Write out the material exactly, with the pictures left out.

** Data provided **
________________________________________

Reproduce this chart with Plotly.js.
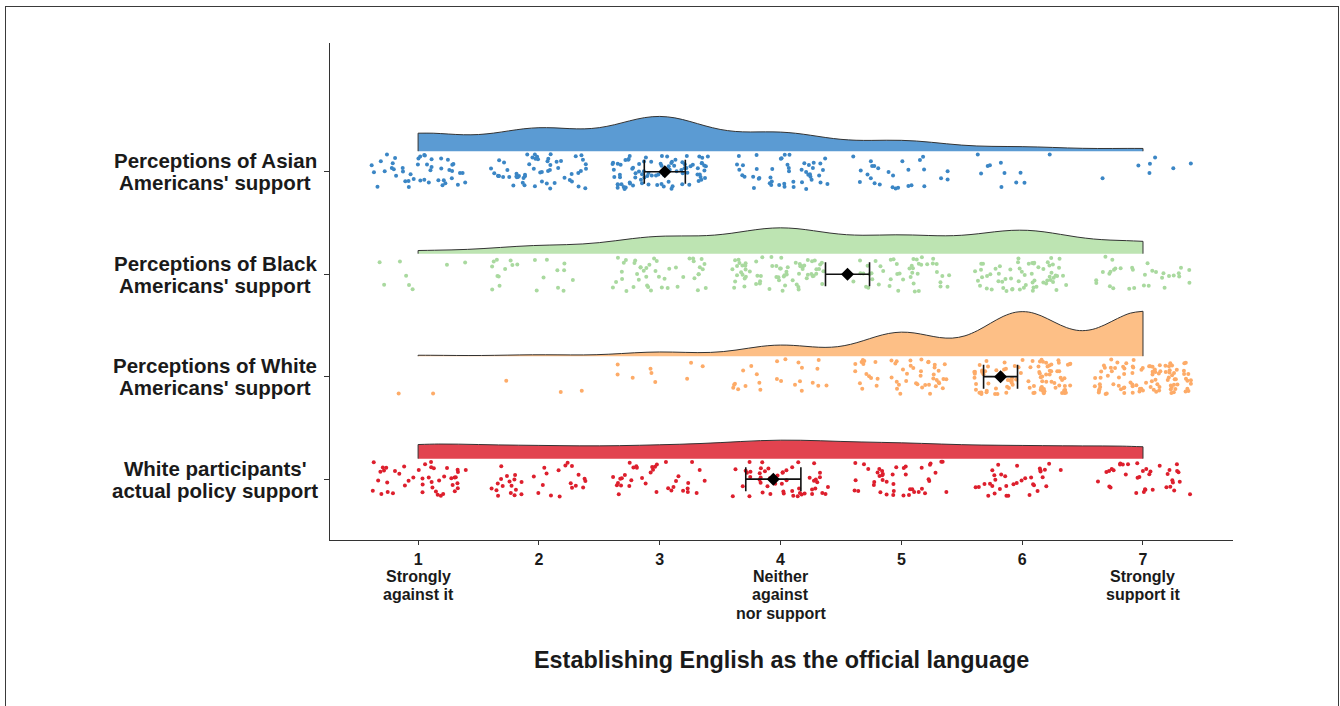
<!DOCTYPE html>
<html>
<head>
<meta charset="utf-8">
<script src="https://cdn.plot.ly/plotly-3.0.1.min.js"></script>
<style>
  html, body { margin: 0; padding: 0; background: #fff; }
  #chart { width: 1340px; height: 706px; }
  #frame { position: absolute; left: 5px; top: 6px; width: 1334px; height: 720px;
           border: 1.5px solid #3a3a3a; pointer-events: none; box-sizing: border-box; }
</style>
</head>
<body>
<div id="chart"></div>
<div id="frame"></div>
<script>
// Response scale (1 = strongly against, 7 = strongly support)
const responses = [1, 2, 3, 4, 5, 6, 7];
const responseTickLabels = ['1', '2', '3', '4', '5', '6', '7'];
// Verbal anchors printed under some scale points
const anchorPoints = [1, 4, 7];
const anchorLines = [
  ['Strongly', 'against it'],
  ['Neither', 'against', 'nor support'],
  ['Strongly', 'support it']
];

// Groups, top to bottom (each label printed on two lines)
const groupLabelLines = [
  ['Perceptions of Asian', "Americans' support"],
  ['Perceptions of Black', "Americans' support"],
  ['Perceptions of White', "Americans' support"],
  ["White participants'", 'actual policy support']
];
const axisTitle = 'Establishing English as the official language';

// Number of participants choosing each response (1..7)
const asianCounts       = [46, 58, 89, 47, 27, 11, 7];
const blackCounts       = [8, 21, 45, 69, 47, 63, 32];
const whiteCounts       = [2, 3, 9, 24, 52, 97, 98];
const participantCounts = [45, 35, 36, 54, 43, 35, 37];

const groupCounts = [asianCounts, blackCounts, whiteCounts, participantCounts];
const fillColors = ['#5b9bd3', '#bde4b2', '#fdbf86', '#e2434f'];
const dotColors  = ['#3b86c5', '#a9d99f', '#fdab68', '#dd1f2d'];
const rowPos = [4, 3, 2, 1];
const bwAdjust = 0.9;

function expand(counts) {
  const out = [];
  counts.forEach((c, i) => { for (let k = 0; k < c; k++) out.push(responses[i]); });
  return out;
}
function quantile(sorted, p) {
  const h = (sorted.length - 1) * p, lo = Math.floor(h), hi = Math.ceil(h);
  return sorted[lo] + (h - lo) * (sorted[hi] - sorted[lo]);
}
function stats(vals) {
  const n = vals.length;
  const mean = vals.reduce((a, b) => a + b, 0) / n;
  const sd = Math.sqrt(vals.reduce((a, v) => a + (v - mean) * (v - mean), 0) / (n - 1));
  const s = vals.slice().sort((a, b) => a - b);
  const iqr = quantile(s, 0.75) - quantile(s, 0.25);
  const bw = 0.9 * Math.min(sd, iqr / 1.34) * Math.pow(n, -0.2);
  return { n, mean, sd, ci: 1.96 * sd / Math.sqrt(n), bw };
}

// Deterministic hash jitter in [0, 1)
function jit(seed) {
  const v = Math.sin(seed * 12.9898 + 78.233) * 43758.5453;
  return v - Math.floor(v);
}

const traces = [];
const meanTraces = [];
groupCounts.forEach((counts, g) => {
  const vals = expand(counts);
  const st = stats(vals);
  const row = rowPos[g];

  // half violin (density cloud) sitting above the dots
  traces.push({
    type: 'violin', orientation: 'h', x: vals, y0: row + 0.2,
    side: 'positive', span: [1, 7], spanmode: 'manual', bandwidth: st.bw * bwAdjust,
    points: false, box: { visible: false }, meanline: { visible: false },
    line: { color: '#333333', width: 1 }, fillcolor: fillColors[g], opacity: 1,
    scalemode: 'count', scalegroup: 'all', hoverinfo: 'skip', showlegend: false
  });

  // jittered raw responses (rain)
  const jx = [], jy = [];
  let idx = 0;
  counts.forEach((c, i) => {
    for (let k = 0; k < c; k++) {
      const seed = 1000 * g + idx + 1;
      jx.push(responses[i] + (jit(seed) - 0.5) * 0.8);
      jy.push(row + (jit(seed + 0.5) - 0.5) * 0.34);
      idx++;
    }
  });
  traces.push({
    type: 'scatter', mode: 'markers', x: jx, y: jy,
    marker: { size: 4, color: dotColors[g] },
    hoverinfo: 'skip', showlegend: false
  });

  // mean with 95% confidence interval
  meanTraces.push({
    type: 'scatter', mode: 'markers', x: [st.mean], y: [row],
    marker: { symbol: 'diamond', size: 10, color: '#000' },
    error_x: { type: 'data', array: [st.ci], color: '#111', thickness: 1.6, width: 12 },
    hoverinfo: 'skip', showlegend: false
  });
});

const family = 'Liberation Sans, Arial, sans-serif';
const ink = '#1a1a1a';
const annotations = [];

// group labels left of the y axis, one annotation per line
groupLabelLines.forEach((lines, g) => {
  lines.forEach((txt, j) => {
    annotations.push({
      text: txt, xref: 'paper', x: 0, xanchor: 'center', xshift: -115,
      yref: 'y', y: rowPos[g], yanchor: 'middle', yshift: j === 0 ? 11 : -11,
      showarrow: false, font: { family, size: 20.5, color: ink, weight: 'bold' }
    });
  });
});

// verbal anchors under tick labels
anchorPoints.forEach((p, a) => {
  anchorLines[a].forEach((txt, j) => {
    annotations.push({
      text: txt, xref: 'x', x: p, xanchor: 'center',
      yref: 'paper', y: 0, yanchor: 'middle', yshift: -(36 + 18.6 * j),
      showarrow: false, font: { family, size: 16, color: ink, weight: 'bold' }
    });
  });
});

// x axis title
annotations.push({
  text: axisTitle, xref: 'paper', x: 0.5, xanchor: 'center',
  yref: 'paper', y: 0, yanchor: 'middle', yshift: -120,
  showarrow: false, font: { family, size: 23.4, color: ink, weight: 'bold' }
});

const layout = {
  width: 1340, height: 706,
  margin: { l: 330, r: 107, t: 43, b: 166 },
  paper_bgcolor: '#fff', plot_bgcolor: '#fff',
  showlegend: false, violinmode: 'overlay', violingap: 0.124, violingroupgap: 0,
  font: { family, color: ink },
  annotations,
  xaxis: {
    range: [0.271, 7.745], tickmode: 'array', tickvals: responses, ticktext: responseTickLabels,
    ticks: 'outside', ticklen: 4, tickcolor: '#333', showline: true, linecolor: '#333', linewidth: 1.3,
    showgrid: false, zeroline: false, automargin: false,
    tickfont: { family, size: 16, color: ink, weight: 'bold' }
  },
  yaxis: {
    range: [0.406, 5.256], tickmode: 'array', tickvals: rowPos, showticklabels: false,
    ticks: 'outside', ticklen: 5, tickcolor: '#333', showline: true, linecolor: '#333', linewidth: 1.3,
    showgrid: false, zeroline: false, automargin: false
  }
};

Plotly.newPlot('chart', traces.concat(meanTraces), layout, { staticPlot: true, displayModeBar: false });
</script>
</body>
</html>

________________________________________

** Finished task **
Reproduce this chart with Plotly.js.
<!DOCTYPE html>
<html>
<head>
<meta charset="utf-8">
<script src="https://cdn.plot.ly/plotly-3.0.1.min.js"></script>
<style>
  html, body { margin: 0; padding: 0; background: #fff; }
  #chart { width: 1340px; height: 706px; }
  #frame { position: absolute; left: 5px; top: 6px; width: 1334px; height: 720px;
           border: 1.5px solid #3a3a3a; pointer-events: none; box-sizing: border-box; }
</style>
</head>
<body>
<div id="chart"></div>
<div id="frame"></div>
<script>
// Response scale (1 = strongly against, 7 = strongly support)
const responses = [1, 2, 3, 4, 5, 6, 7];
const responseTickLabels = ['1', '2', '3', '4', '5', '6', '7'];
// Verbal anchors printed under some scale points
const anchorPoints = [1, 4, 7];
const anchorLines = [
  ['Strongly', 'against it'],
  ['Neither', 'against', 'nor support'],
  ['Strongly', 'support it']
];

// Groups, top to bottom (each label printed on two lines)
const groupLabelLines = [
  ['Perceptions of Asian', "Americans' support"],
  ['Perceptions of Black', "Americans' support"],
  ['Perceptions of White', "Americans' support"],
  ["White participants'", 'actual policy support']
];
const axisTitle = 'Establishing English as the official language';

// Number of participants choosing each response (1..7)
const asianCounts       = [46, 58, 89, 47, 27, 11, 7];
const blackCounts       = [8, 21, 45, 69, 47, 63, 32];
const whiteCounts       = [2, 3, 9, 24, 52, 97, 98];
const participantCounts = [45, 35, 36, 54, 43, 35, 37];

const groupCounts = [asianCounts, blackCounts, whiteCounts, participantCounts];
const fillColors = ['#5b9bd3', '#bde4b2', '#fdbf86', '#e2434f'];
const dotColors  = ['#3b86c5', '#a9d99f', '#fdab68', '#dd1f2d'];
const rowPos = [4, 3, 2, 1];
const bwAdjust = 0.9;

function expand(counts) {
  const out = [];
  counts.forEach((c, i) => { for (let k = 0; k < c; k++) out.push(responses[i]); });
  return out;
}
function quantile(sorted, p) {
  const h = (sorted.length - 1) * p, lo = Math.floor(h), hi = Math.ceil(h);
  return sorted[lo] + (h - lo) * (sorted[hi] - sorted[lo]);
}
function stats(vals) {
  const n = vals.length;
  const mean = vals.reduce((a, b) => a + b, 0) / n;
  const sd = Math.sqrt(vals.reduce((a, v) => a + (v - mean) * (v - mean), 0) / (n - 1));
  const s = vals.slice().sort((a, b) => a - b);
  const iqr = quantile(s, 0.75) - quantile(s, 0.25);
  const bw = 0.9 * Math.min(sd, iqr / 1.34) * Math.pow(n, -0.2);
  return { n, mean, sd, ci: 1.96 * sd / Math.sqrt(n), bw };
}

// Deterministic hash jitter in [0, 1)
function jit(seed) {
  const v = Math.sin(seed * 12.9898 + 78.233) * 43758.5453;
  return v - Math.floor(v);
}

const traces = [];
const meanTraces = [];
groupCounts.forEach((counts, g) => {
  const vals = expand(counts);
  const st = stats(vals);
  const row = rowPos[g];

  // half violin (density cloud) sitting above the dots
  traces.push({
    type: 'violin', orientation: 'h', x: vals, y0: row + 0.2,
    side: 'positive', span: [1, 7], spanmode: 'manual', bandwidth: st.bw * bwAdjust,
    points: false, box: { visible: false }, meanline: { visible: false },
    line: { color: '#333333', width: 1 }, fillcolor: fillColors[g], opacity: 1,
    scalemode: 'count', scalegroup: 'all', hoverinfo: 'skip', showlegend: false
  });

  // jittered raw responses (rain)
  const jx = [], jy = [];
  let idx = 0;
  counts.forEach((c, i) => {
    for (let k = 0; k < c; k++) {
      const seed = 1000 * g + idx + 1;
      jx.push(responses[i] + (jit(seed) - 0.5) * 0.8);
      jy.push(row + (jit(seed + 0.5) - 0.5) * 0.34);
      idx++;
    }
  });
  traces.push({
    type: 'scatter', mode: 'markers', x: jx, y: jy,
    marker: { size: 4, color: dotColors[g] },
    hoverinfo: 'skip', showlegend: false
  });

  // mean with 95% confidence interval
  meanTraces.push({
    type: 'scatter', mode: 'markers', x: [st.mean], y: [row],
    marker: { symbol: 'diamond', size: 10, color: '#000' },
    error_x: { type: 'data', array: [st.ci], color: '#111', thickness: 1.6, width: 12 },
    hoverinfo: 'skip', showlegend: false
  });
});

const family = 'Liberation Sans, Arial, sans-serif';
const ink = '#1a1a1a';
const annotations = [];

// group labels left of the y axis, one annotation per line
groupLabelLines.forEach((lines, g) => {
  lines.forEach((txt, j) => {
    annotations.push({
      text: txt, xref: 'paper', x: 0, xanchor: 'center', xshift: -115,
      yref: 'y', y: rowPos[g], yanchor: 'middle', yshift: j === 0 ? 11 : -11,
      showarrow: false, font: { family, size: 20.5, color: ink, weight: 'bold' }
    });
  });
});

// verbal anchors under tick labels
anchorPoints.forEach((p, a) => {
  anchorLines[a].forEach((txt, j) => {
    annotations.push({
      text: txt, xref: 'x', x: p, xanchor: 'center',
      yref: 'paper', y: 0, yanchor: 'middle', yshift: -(36 + 18.6 * j),
      showarrow: false, font: { family, size: 16, color: ink, weight: 'bold' }
    });
  });
});

// x axis title
annotations.push({
  text: axisTitle, xref: 'paper', x: 0.5, xanchor: 'center',
  yref: 'paper', y: 0, yanchor: 'middle', yshift: -120,
  showarrow: false, font: { family, size: 23.4, color: ink, weight: 'bold' }
});

const layout = {
  width: 1340, height: 706,
  margin: { l: 330, r: 107, t: 43, b: 166 },
  paper_bgcolor: '#fff', plot_bgcolor: '#fff',
  showlegend: false, violinmode: 'overlay', violingap: 0.124, violingroupgap: 0,
  font: { family, color: ink },
  annotations,
  xaxis: {
    range: [0.271, 7.745], tickmode: 'array', tickvals: responses, ticktext: responseTickLabels,
    ticks: 'outside', ticklen: 4, tickcolor: '#333', showline: true, linecolor: '#333', linewidth: 1.3,
    showgrid: false, zeroline: false, automargin: false,
    tickfont: { family, size: 16, color: ink, weight: 'bold' }
  },
  yaxis: {
    range: [0.406, 5.256], tickmode: 'array', tickvals: rowPos, showticklabels: false,
    ticks: 'outside', ticklen: 5, tickcolor: '#333', showline: true, linecolor: '#333', linewidth: 1.3,
    showgrid: false, zeroline: false, automargin: false
  }
};

Plotly.newPlot('chart', traces.concat(meanTraces), layout, { staticPlot: true, displayModeBar: false });
</script>
</body>
</html>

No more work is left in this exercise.